Guy Fighel

Co-Founder & CTO at SignifAI
Guy Fighel is the Co-founder and CTO of SignifAI. He's accumulated 20 years of experience in system & software architecture, applied AI & ML and DevOps practices and has been involved in leading the development of highly scalable, global software solutions in international companies, such as Tango and Vonage. He has also overseen the development of more than 20 patents.

In our previous two posts on the art of designing an effective alert system, we have discussed how to reduce false positives and how to create structured alerts that can be optimized through intelligent test protocols. In this, our final post in this series, we will look at improving alert response times.

Response times are part of the critical path to a robust production system and are one of the key factors in an efficient support operation. Slow response times result in downtime, which ends up in lost time, money, and often customers too.

There are a number of methods that, when combined, help you improve response times. Here we’ll take a look at some top tips for improving response times through an intelligent approach to notifications.

Writing Effective Alerts –  Things to Consider

Our first method to reduce response times is to generate well-written alerts. If your alert notifications give your support team a clear understanding of an issue, the team can prioritize important alerts and focus on them. Here are my top tips to writing alert notifications that your teams will respond to:

Tip #1 Clear and present danger:  When creating your alert notification template make sure you write a very clear description so that your  team, even blurry-eyed in the middle of the night, can understand the importance level.

Tip #2 In summary…: Setup a focused summary of all of the possible cause based rules. It needs to be precise and brief – enough to allow the reader to skim and spot if the cause is already a known issue.

Tip #3 Do the work for them: If you know that certain alerts will require certain information to resolve the issue, add that information in to the body of the alert for reference. Links to your favorite knowledge management system or runbook will be highly appreciated by the on-call person.
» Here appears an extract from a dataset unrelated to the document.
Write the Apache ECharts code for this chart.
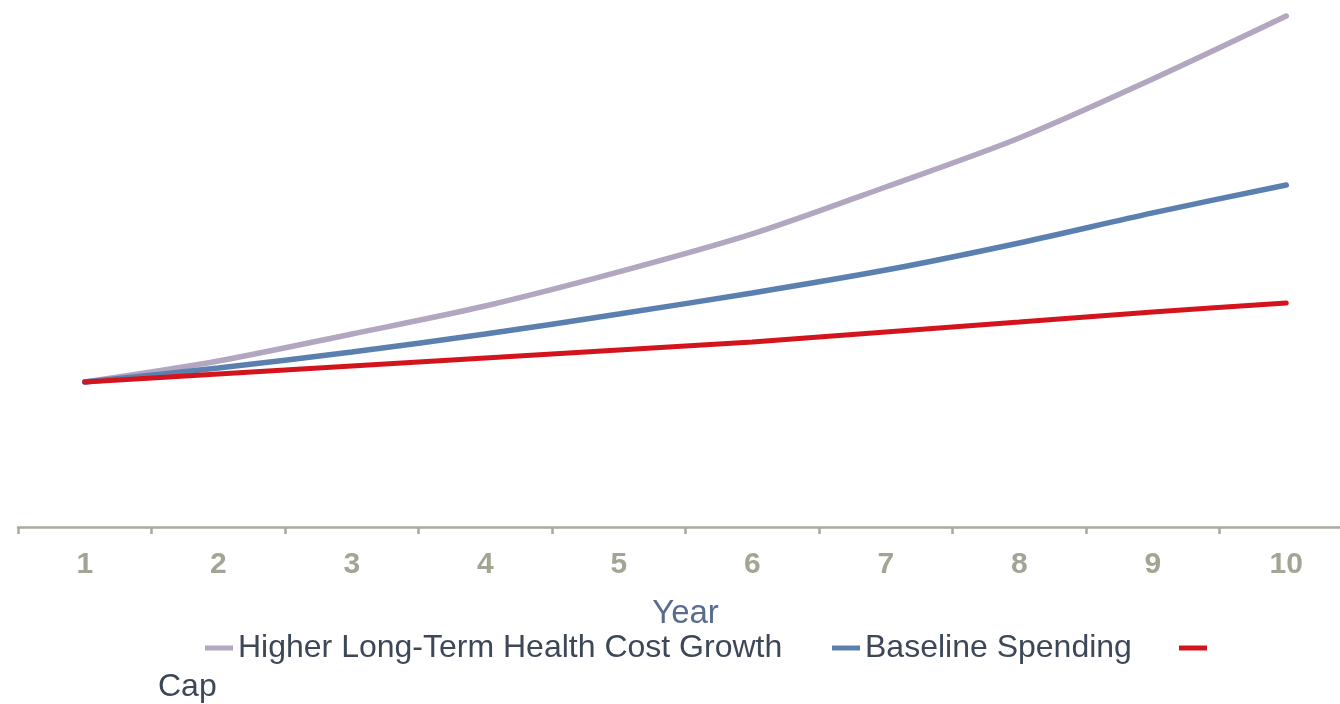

Tip #4 No such thing as too much info: Add in additional information such as internal Wiki links and other ticket responses that are pertinent to the notification.
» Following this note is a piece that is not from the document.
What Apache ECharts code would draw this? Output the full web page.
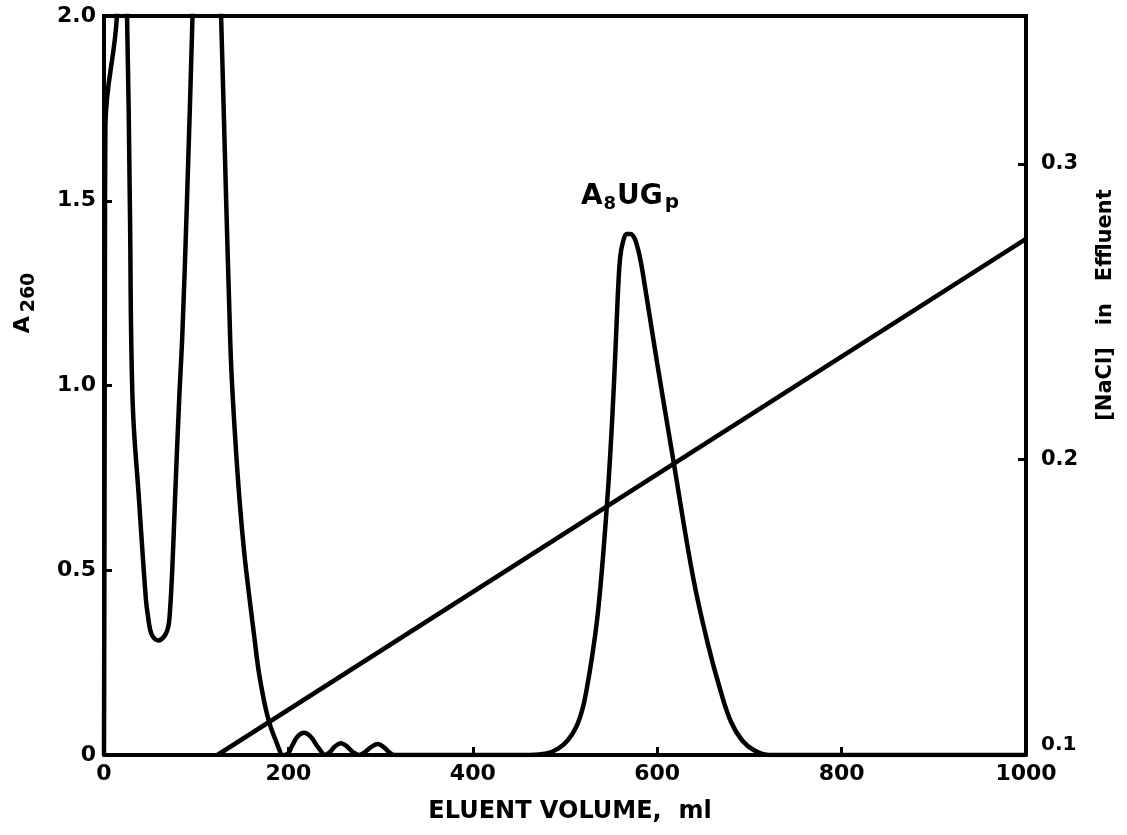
<!DOCTYPE html>
<html>
<head>
<meta charset="utf-8">
<script src="https://cdn.jsdelivr.net/npm/echarts@6/dist/echarts.min.js"></script>
<style>
html,body{margin:0;padding:0;background:#fff;}
#chart{width:1127px;height:835px;}
</style>
</head>
<body>
<div id="chart"></div>
<script>
// Eluent volume (ml) and A260 absorbance
const volume = [0,0.5,1,1.5,14,19,25,28,31,38,45.5,48,50,53,59,65,69,71,74,77,81.5,85,90,96,100,110,122,127,132.5,136,138,142,147,152,158,163,167,171,175,179,183,187,190,193,
  196,200,204,210,217,224,231,236,239,245,250,257,264,270,277,283,290,297,304,310,315,400,462,
  480,493,503,512,519,524,529,535,540,545,549,553,556,558,560,563,567,571,575,578,581,584,600,618,639,655,668,680,692,705,722,800,1000];
const a260 = [0,0.6,1.3,1.7,2.0,2.5,2.0,1.5,0.96,0.69,0.42,0.37,0.34,0.32,0.31,0.32,0.34,0.37,0.5,0.69,0.96,1.14,1.5,2.0,2.4,2.6,2.4,2.0,1.5,1.2,1.05,0.87,0.69,0.55,0.42,0.32,0.24,0.18,0.13,0.09,0.06,0.035,0.015,0,
  0,0.005,0.025,0.05,0.06,0.05,0.025,0.008,0,0.008,0.022,0.032,0.022,0.008,0,0.008,0.022,0.03,0.02,0.006,0,0,0,
  0.004,0.018,0.04,0.075,0.125,0.185,0.26,0.37,0.5,0.66,0.81,1.0,1.17,1.28,1.35,1.39,1.41,1.41,1.40,1.38,1.35,1.31,1.06,0.79,0.48,0.30,0.18,0.09,0.04,0.013,0,0,0];
// NaCl gradient (M) in effluent
const gradVolume = [123, 1000];
const nacl = [0.1, 0.2746];
// tick labels
const xTicks = [0, 200, 400, 600, 800, 1000];
const leftTicks = [0, 0.5, 1.0, 1.5, 2.0];
const rightTicks = [0.1, 0.2, 0.3];

const chart = echarts.init(document.getElementById('chart'));
const font = '"DejaVu Sans", sans-serif';
const lbl = {color:'#000', fontFamily:font, fontWeight:'bold', fontSize:22};

chart.setOption({
  animation:false,
  backgroundColor:'#fff',
  grid:{left:104, right:101, top:16, bottom:80, show:false},
  xAxis:{
    type:'value', min:0, max:1000, interval:200,
    axisLine:{show:true, lineStyle:{color:'#000', width:4}},
    axisTick:{show:true, inside:true, length:8, lineStyle:{color:'#000', width:3}},
    splitLine:{show:false},
    axisLabel:Object.assign({margin:8, formatter:v=> xTicks.includes(v)? String(v):''}, lbl)
  },
  yAxis:[{
    type:'value', min:0, max:2.0, interval:0.5,
    axisLine:{show:true, onZero:false, lineStyle:{color:'#000', width:4}},
    axisTick:{show:true, inside:true, length:8, lineStyle:{color:'#000', width:3}},
    splitLine:{show:false},
    axisLabel:Object.assign({margin:8, formatter:v=>{
      if(!leftTicks.some(t=>Math.abs(t-v)<1e-9)) return '';
      return v===0 ? '0' : v.toFixed(1);
    }}, lbl)
  },{
    type:'value', min:0.1, max:0.35, interval:0.1, position:'right',
    axisLine:{show:true, onZero:false, lineStyle:{color:'#000', width:4}},
    axisTick:{show:true, inside:true, length:8, lineStyle:{color:'#000', width:3}},
    splitLine:{show:false},
    axisLabel:Object.assign({margin:15, formatter:v=>{
      if(!rightTicks.some(t=>Math.abs(t-v)<1e-9)) return '';
      return Math.abs(v-0.1)<1e-9 ? '{b|0.1}' : v.toFixed(1);
    }, rich:{b:{fontFamily:font, fontWeight:'bold', fontSize:20, color:'#000', padding:[0,0,20,0]}}}, lbl, {fontSize:21})
  }],
  graphic:[
    {type:'line', shape:{x1:102,y1:16,x2:1028,y2:16}, style:{stroke:'#000', lineWidth:4}},
    {type:'text', x:570, y:812, style:{text:'ELUENT VOLUME,  ml', fill:'#000', align:'center', verticalAlign:'middle', font:'bold 24px "DejaVu Sans", sans-serif'}},
    {type:'text', x:23, y:303, rotation:Math.PI/2, style:{
      text:'{a|A}{s|260}', fill:'#000', align:'center', verticalAlign:'middle',
      rich:{a:{font:'bold 22px "DejaVu Sans", sans-serif', fill:'#000'}, s:{font:'bold 19px "DejaVu Sans", sans-serif', fill:'#000', padding:[12,0,0,4]}}}},
    {type:'text', x:1106, y:305, rotation:Math.PI/2, style:{
      text:'[NaCl]   in   Effluent', fill:'#000', align:'center', verticalAlign:'middle',
      font:'bold 21px "DejaVu Sans", sans-serif'}},
    {type:'text', x:630, y:197, style:{
      text:'{a|A}{s|8}{a|UG}{p|p}', align:'center', verticalAlign:'middle',
      rich:{a:{font:'bold 28px "DejaVu Sans", sans-serif', fill:'#000'}, s:{font:'bold 18px "DejaVu Sans", sans-serif', fill:'#000', padding:[14,1,0,1]},
            p:{font:'bold 20px "DejaVu Sans", sans-serif', fill:'#000', padding:[12,0,0,2]}}}}
  ],
  series:[{
    type:'line', yAxisIndex:0, showSymbol:false, smooth:0.4, clip:true,
    lineStyle:{color:'#000', width:4.5},
    data: volume.map((v,i)=>[v, a260[i]])
  },{
    type:'line', yAxisIndex:1, showSymbol:false, clip:true,
    lineStyle:{color:'#000', width:4.5},
    data: gradVolume.map((v,i)=>[v, nacl[i]])
  }]
});
</script>
</body>
</html>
How to Use Policies to Improve Alert Response Times

Preparing notifications using pre-completed information is one way to improve response times. Another is to apply policy settings to notification generation. The top 4 tips for the type of policies which help to cut response times are:

Tip #1 Be negative: Allow your teams to negatively acknowledge alerts. This creates a domino effect and moves the alert onto the next person.

Tip #2 Be a thoughtful fighter: The fighter pilot, John Boyd developed a framework for thinking known as OODA or ‘observe, orient, decide and act’. It is a process based method of thinking about a problem and can be applied effectively to your on-call engineers.

Tip #3 Aggregation for information: Create incident threads from related incoming incidents by aggregating them into a single thread. It makes notifications more clear and relatable.

Tip #4 Silence of the logs: Silence redundant alarms and log them.

Protocols and Response Time Optimization

Optimizing alert notifications to improve response times using clear outlines and sound policies can be augmented by choosing the right channel protocol to pass those alerts through. The types of channels used for communicating alerts vary in the immediacy of the method. Channel protocol choices in order of responsiveness (and annoyance) are:

  • Dashboard
  • Email
  • Chat (Slack/HipChat etc.)
  • SMS/Page
  • Phone call

Which you choose as your protocol during configuration will impact the response time. The balance between getting the right level of response / response time, and preventing the burden / annoyance of a false alarm, can be accommodated by good testing. Test against the history of the alert and start off with a more passive protocol for communication of that alert – if it ‘behaves’, and doesn’t generate false positives, then it can go up the protocol ladder to the next channel level.

Alert Taxonomy

Taxonomy is all about classification, and classification is all about making things easier to understand allowing us to see patterns and shared characteristics.

Alerts can be classified into several areas:

  1.       Severity levels
  2.       Alert states
  3.       Alert notification criticality
  4.       A miscellaneous sub-set that classifies unactionable alerts

Having a coherent alert taxonomy can give you a tool to apply policies and protocols, making your overall alert system well designed, effective, with appropriate response times that optimize system uptime. This ensures teams are responding to the right alert, at the right time, in a timely manner.

The three posts in our series have been written as a basis for you to build an effective alert system. The art (and science) of creating a robust, effective and efficient alert system is a fundamental tool in a successful DevOps operation. These posts are a collection of our knowledge and experience in working within a highly scaled production environment with expectations of optimized uptime. Using these posts as a basis for your own optimization exercises will give you insight into the areas that are the most important in the alert system design process. We believe that a well-designed alert system will give you a well-oiled reliability engineers team, resulting in improved uptimes, lower cost management, and increased team member retention. What’s not to like about the art of structuring alerts?!